■ Given information:

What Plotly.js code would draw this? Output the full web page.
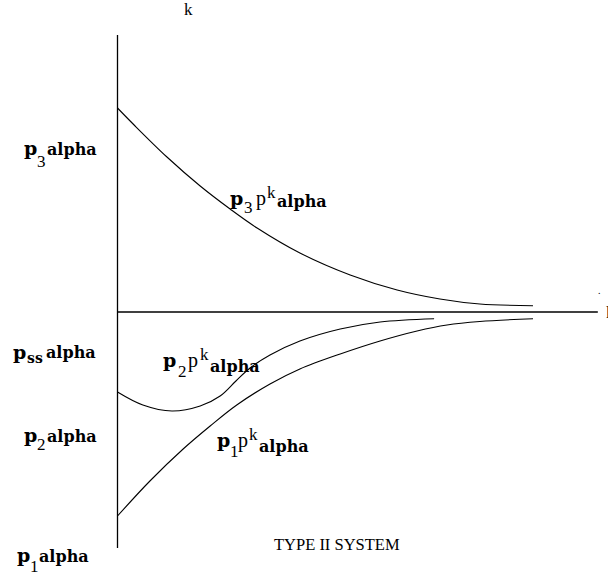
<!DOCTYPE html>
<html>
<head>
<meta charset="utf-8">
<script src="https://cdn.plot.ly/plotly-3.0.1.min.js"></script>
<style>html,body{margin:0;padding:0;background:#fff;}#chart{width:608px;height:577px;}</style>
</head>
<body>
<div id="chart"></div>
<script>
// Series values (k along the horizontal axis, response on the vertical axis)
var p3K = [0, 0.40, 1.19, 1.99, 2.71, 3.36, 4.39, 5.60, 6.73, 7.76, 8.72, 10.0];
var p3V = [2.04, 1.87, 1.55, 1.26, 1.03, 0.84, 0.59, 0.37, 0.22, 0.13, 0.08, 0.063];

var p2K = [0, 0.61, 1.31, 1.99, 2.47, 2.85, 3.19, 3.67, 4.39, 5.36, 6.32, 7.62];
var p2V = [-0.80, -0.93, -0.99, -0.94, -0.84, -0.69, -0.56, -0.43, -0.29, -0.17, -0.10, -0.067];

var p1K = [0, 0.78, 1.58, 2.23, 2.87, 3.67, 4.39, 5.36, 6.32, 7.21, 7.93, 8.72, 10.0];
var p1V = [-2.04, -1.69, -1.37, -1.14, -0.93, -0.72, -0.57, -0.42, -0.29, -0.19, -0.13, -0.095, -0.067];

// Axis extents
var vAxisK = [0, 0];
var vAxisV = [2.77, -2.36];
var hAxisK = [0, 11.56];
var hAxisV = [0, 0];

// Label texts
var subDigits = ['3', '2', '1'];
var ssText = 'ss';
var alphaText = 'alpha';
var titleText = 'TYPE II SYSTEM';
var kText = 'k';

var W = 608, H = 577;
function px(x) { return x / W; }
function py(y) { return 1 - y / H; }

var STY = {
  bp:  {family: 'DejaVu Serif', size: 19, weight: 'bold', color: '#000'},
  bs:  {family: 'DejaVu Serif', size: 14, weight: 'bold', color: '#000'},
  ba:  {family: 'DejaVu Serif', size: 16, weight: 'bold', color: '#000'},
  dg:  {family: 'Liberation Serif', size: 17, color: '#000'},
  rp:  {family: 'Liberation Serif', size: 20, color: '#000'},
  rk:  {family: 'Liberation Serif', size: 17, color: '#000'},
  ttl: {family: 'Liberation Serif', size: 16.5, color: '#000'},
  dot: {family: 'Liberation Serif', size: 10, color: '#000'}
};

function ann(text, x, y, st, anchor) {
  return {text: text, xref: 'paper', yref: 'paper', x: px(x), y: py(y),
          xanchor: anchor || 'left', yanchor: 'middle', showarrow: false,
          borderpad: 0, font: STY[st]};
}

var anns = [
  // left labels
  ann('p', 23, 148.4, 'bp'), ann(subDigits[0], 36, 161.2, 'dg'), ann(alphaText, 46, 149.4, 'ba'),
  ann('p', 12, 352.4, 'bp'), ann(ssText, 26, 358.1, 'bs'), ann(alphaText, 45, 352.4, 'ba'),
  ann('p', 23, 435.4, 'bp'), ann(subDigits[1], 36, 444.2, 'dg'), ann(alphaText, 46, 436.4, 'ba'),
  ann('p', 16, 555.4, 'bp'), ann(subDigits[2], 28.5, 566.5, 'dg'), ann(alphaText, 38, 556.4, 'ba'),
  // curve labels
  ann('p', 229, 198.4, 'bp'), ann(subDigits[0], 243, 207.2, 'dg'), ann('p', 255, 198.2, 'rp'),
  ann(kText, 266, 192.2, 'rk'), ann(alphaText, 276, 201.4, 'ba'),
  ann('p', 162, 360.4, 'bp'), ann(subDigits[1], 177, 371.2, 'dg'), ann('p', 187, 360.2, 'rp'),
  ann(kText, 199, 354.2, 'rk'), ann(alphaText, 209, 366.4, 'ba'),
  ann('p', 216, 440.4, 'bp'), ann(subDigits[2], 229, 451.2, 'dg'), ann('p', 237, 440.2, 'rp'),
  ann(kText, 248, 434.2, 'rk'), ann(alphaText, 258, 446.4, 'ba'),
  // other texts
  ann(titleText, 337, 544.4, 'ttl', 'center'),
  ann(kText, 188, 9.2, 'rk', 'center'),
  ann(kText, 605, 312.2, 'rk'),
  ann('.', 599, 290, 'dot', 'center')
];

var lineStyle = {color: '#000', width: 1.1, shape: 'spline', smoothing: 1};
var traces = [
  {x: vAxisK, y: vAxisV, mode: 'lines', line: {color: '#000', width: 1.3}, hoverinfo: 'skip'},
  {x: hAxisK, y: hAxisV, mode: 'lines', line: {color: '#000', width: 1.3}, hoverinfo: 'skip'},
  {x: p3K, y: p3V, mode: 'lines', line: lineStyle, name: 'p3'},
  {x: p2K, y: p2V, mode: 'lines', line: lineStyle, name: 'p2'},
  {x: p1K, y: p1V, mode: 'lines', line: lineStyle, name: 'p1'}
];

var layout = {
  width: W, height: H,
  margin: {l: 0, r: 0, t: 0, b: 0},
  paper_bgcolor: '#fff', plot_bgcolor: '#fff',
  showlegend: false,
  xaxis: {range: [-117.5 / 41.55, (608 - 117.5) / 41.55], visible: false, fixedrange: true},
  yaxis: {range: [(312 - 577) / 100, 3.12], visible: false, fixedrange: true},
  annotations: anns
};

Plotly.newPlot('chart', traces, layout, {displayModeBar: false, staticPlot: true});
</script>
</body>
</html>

■ Task description:
Leave out the pictures, then repeat the listing above exactly from its first line to the line with "0.13, 0.08, 0.063];", inclusive.

■ Result:
What Plotly.js code would draw this? Output the full web page.
<!DOCTYPE html>
<html>
<head>
<meta charset="utf-8">
<script src="https://cdn.plot.ly/plotly-3.0.1.min.js"></script>
<style>html,body{margin:0;padding:0;background:#fff;}#chart{width:608px;height:577px;}</style>
</head>
<body>
<div id="chart"></div>
<script>
// Series values (k along the horizontal axis, response on the vertical axis)
var p3K = [0, 0.40, 1.19, 1.99, 2.71, 3.36, 4.39, 5.60, 6.73, 7.76, 8.72, 10.0];
var p3V = [2.04, 1.87, 1.55, 1.26, 1.03, 0.84, 0.59, 0.37, 0.22, 0.13, 0.08, 0.063];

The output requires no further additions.